I am sat on a beach that is the present. Everything is pleasant; the sky is blue, the sand is soft and a gentle breeze ripples across my skin. Life in the present is good. While I am thinking about life and all that it holds for me, the waves of the past come lapping slowly towards me. I become aware of them and move further back from the sea of memories. I remain in the present and my mind wanders again. Un-noticed, the waves come closer again and lost in my reverie, I do not move back from them. The waves pull me gently at first; a long forgotten summers day, a girl I had a crush on when I was five or the smell of freshly cut grass in the field behind the house I grew up in. Then the waves get stronger, more powerful and darker in nature. Before I know it, I am pulled far out to sea as memory after memory crashes down on me. It is in these moments that I believe time travel is possible. I exist in those past memories as realistically as the original experience. They can suffocate me with the feelings of things that happened more than half my life ago.
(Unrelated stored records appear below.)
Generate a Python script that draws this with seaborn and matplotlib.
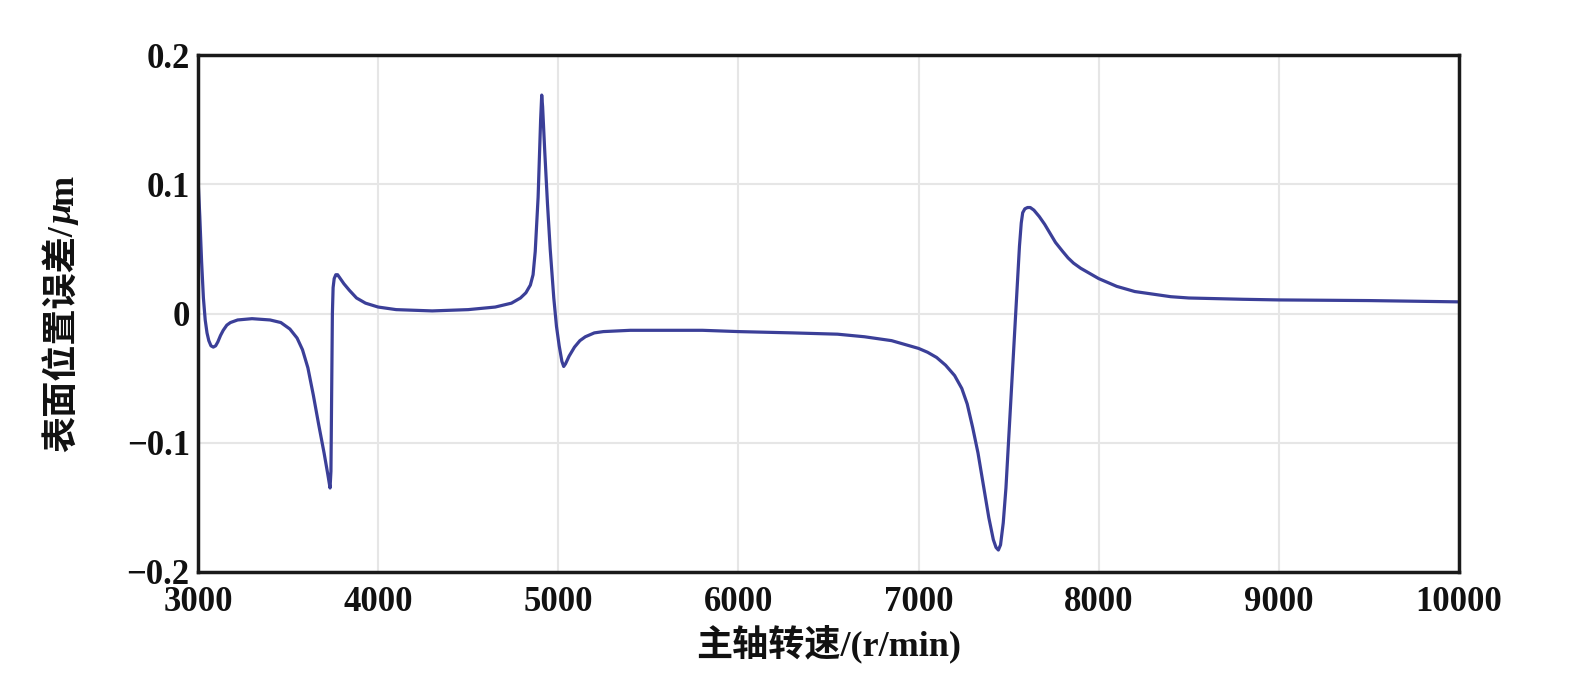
import matplotlib
matplotlib.use("Agg")
import matplotlib.pyplot as plt
import seaborn as sns
import pandas as pd

# Spindle speed (r/min)
speed = [3000, 3010, 3020, 3030, 3040, 3050, 3060, 3072, 3085, 3098, 3110, 3125,
         3140, 3160, 3180, 3220, 3300, 3400, 3460, 3510, 3550, 3580, 3610, 3640,
         3670, 3700, 3720, 3733, 3738, 3742, 3746, 3750, 3756, 3765, 3775, 3790,
         3810, 3840, 3880, 3930, 4000, 4100, 4300, 4500, 4650, 4740, 4790, 4820,
         4845, 4860, 4872, 4888, 4902, 4908, 4913, 4925, 4940, 4955, 4975, 4990,
         5005, 5020, 5030, 5040, 5060, 5090, 5120, 5150, 5200, 5250, 5400, 5600,
         5800, 6000, 6300, 6550, 6700, 6850, 6900, 6950, 7000, 7050, 7100, 7150,
         7200, 7240, 7270, 7300, 7330, 7360, 7390, 7415, 7430, 7443, 7455, 7470,
         7485, 7505, 7525, 7545, 7560, 7570, 7578, 7590, 7605, 7620, 7640, 7670,
         7700, 7730, 7760, 7800, 7830, 7860, 7900, 7950, 8000, 8050, 8100, 8150,
         8200, 8300, 8400, 8500, 8800, 9000, 9500, 10000]
# Surface location error (um)
error = [0.105, 0.075, 0.040, 0.012, -0.005, -0.015, -0.021, -0.025, -0.026, -0.025,
         -0.022, -0.017, -0.013, -0.009, -0.007, -0.005, -0.004, -0.005, -0.007, -0.012,
         -0.019, -0.028, -0.042, -0.063, -0.086, -0.108, -0.124, -0.135, -0.122, -0.060,
         0.000, 0.020, 0.027, 0.030, 0.030, 0.027, 0.023, 0.018, 0.012, 0.008,
         0.005, 0.003, 0.002, 0.003, 0.005, 0.008, 0.012, 0.016, 0.022, 0.030,
         0.048, 0.090, 0.150, 0.169, 0.160, 0.125, 0.085, 0.050, 0.012, -0.010,
         -0.025, -0.037, -0.041, -0.039, -0.033, -0.026, -0.021, -0.018, -0.015, -0.014,
         -0.013, -0.013, -0.013, -0.014, -0.015, -0.016, -0.018, -0.021, -0.023, -0.025,
         -0.027, -0.030, -0.034, -0.040, -0.048, -0.058, -0.070, -0.088, -0.108, -0.133,
         -0.158, -0.175, -0.181, -0.183, -0.179, -0.162, -0.135, -0.085, -0.035, 0.015,
         0.052, 0.070, 0.078, 0.081, 0.082, 0.082, 0.080, 0.075, 0.069, 0.062,
         0.055, 0.048, 0.043, 0.039, 0.035, 0.031, 0.027, 0.024, 0.021, 0.019,
         0.017, 0.015, 0.013, 0.012, 0.011, 0.0105, 0.010, 0.009]

x_ticks = [3000, 4000, 5000, 6000, 7000, 8000, 9000, 10000]
x_tick_labels = ["3000", "4000", "5000", "6000", "7000", "8000", "9000", "10000"]
y_ticks = [-0.2, -0.1, 0.0, 0.1, 0.2]
y_tick_labels = ["\u22120.2", "\u22120.1", "0", "0.1", "0.2"]
x_title = "主轴转速/(r/min)"
y_title_parts = ["表面位置误差/", "\u03bc", "m"]

sns.set_theme(style="whitegrid")
plt.rcParams['font.family'] = ['Liberation Serif', 'Noto Sans CJK SC', 'DejaVu Sans']

df = pd.DataFrame({"speed": speed, "error": error})

W, H = 1594, 697
fig = plt.figure(figsize=(W / 100, H / 100), dpi=100)
ax = fig.add_axes([198 / W, 125 / H, (1459 - 198) / W, (572 - 55) / H])

sns.lineplot(data=df, x="speed", y="error", ax=ax, color="#3b3f98",
             linewidth=2.3, estimator=None, sort=False)

ax.set_xlim(3000, 10000)
ax.set_ylim(-0.2, 0.2)
ax.set_xticks(x_ticks)
ax.set_xticklabels(x_tick_labels, fontsize=25, fontweight='bold')
ax.set_yticks(y_ticks)
ax.set_yticklabels(y_tick_labels, fontsize=25, fontweight='bold')

ax.grid(True, color="#e6e6e6", linewidth=1.5)
ax.tick_params(axis='both', direction='in', length=7, width=1.5, color='#888888',
               pad=6, labelcolor='#111111')
ax.tick_params(axis='x', pad=10)
for side, sp in ax.spines.items():
    sp.set_visible(True)
    sp.set_color('#1a1a1a')
    sp.set_linewidth(2.5)
ax.set_facecolor('white')

ax.set_xlabel(x_title, fontsize=26, fontweight='bold', labelpad=4, color='#111111')
ax.set_ylabel("")

# y title built from pieces so that the mu can be italic
styles = [dict(style='normal'), dict(style='italic'), dict(style='normal')]
bx = 73 / W          # baseline x (figure fraction)
by = (H - 452) / H   # start y (figure fraction)
fig.canvas.draw()
renderer = fig.canvas.get_renderer()
for part, st in zip(y_title_parts, styles):
    t = fig.text(bx, by, part, rotation=90, rotation_mode='anchor',
                 ha='left', va='baseline', fontsize=26, fontweight='bold',
                 color='#111111', **st)
    bb = t.get_window_extent(renderer=renderer)
    by += bb.height / H

fig.savefig("out.png", dpi=100, facecolor='white')
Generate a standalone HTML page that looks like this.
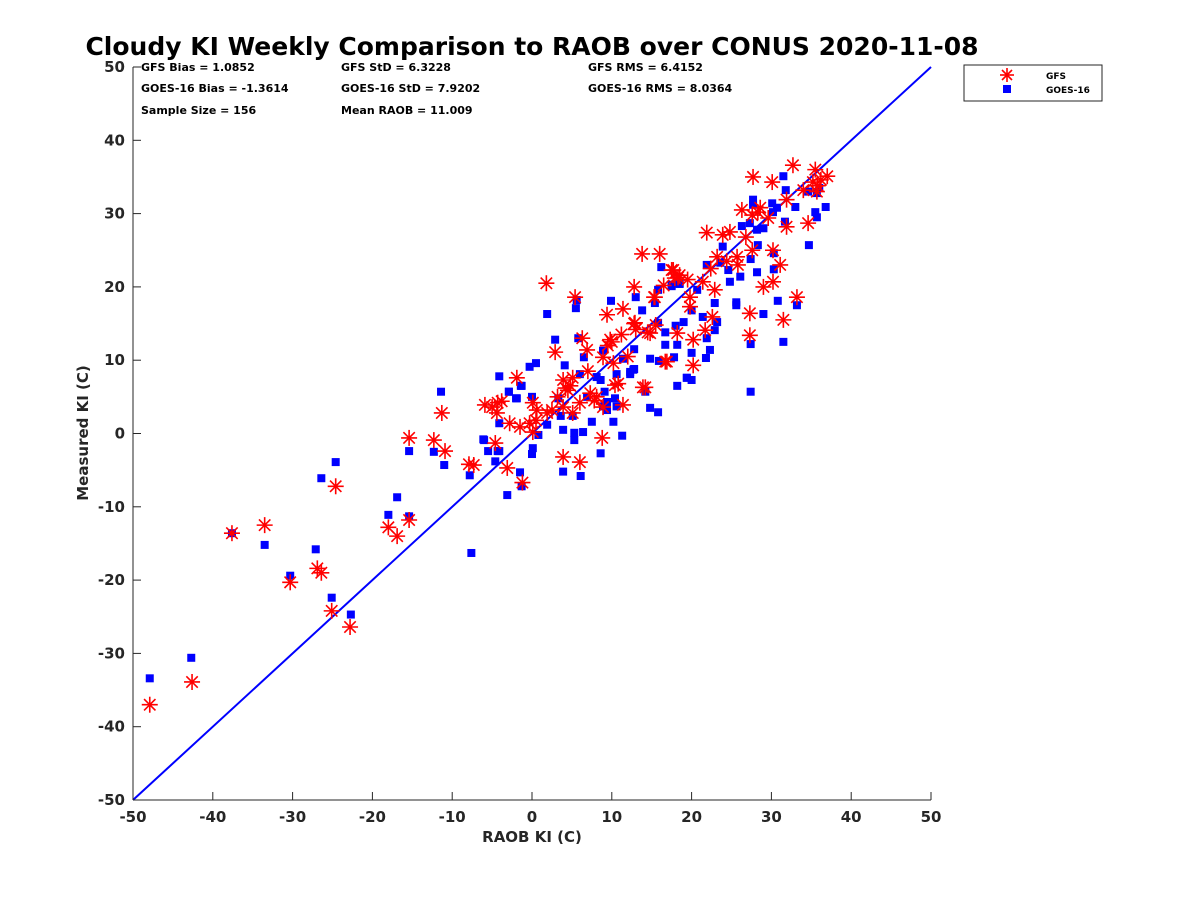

I surface and catch my breath, try and swim back to the shore, but the undertow has me in its grip and will not let go. In the blue green world under the water, images and recollections of my life flash before my eyes as if I were drowning in reality. The choice is before me. Swim harder and faster than I ever have before or let my lungs fill with those memories and feel their salt water sting until I can breath no more. Upwards then. break the surface, swim for dry land and vomit up the past until I am cleansed of it. On dry land, in the present, I am who and what the past has made me. I am more than that however. I am who and what the past has made me with the knowledge that not everything that happened has been allowed to alter me, or if it did, then I am aware of that enough to reverse the process. The past has its pull to be sure, so I anchor myself in the present and look to the future when I can.

[Image retrieved from here]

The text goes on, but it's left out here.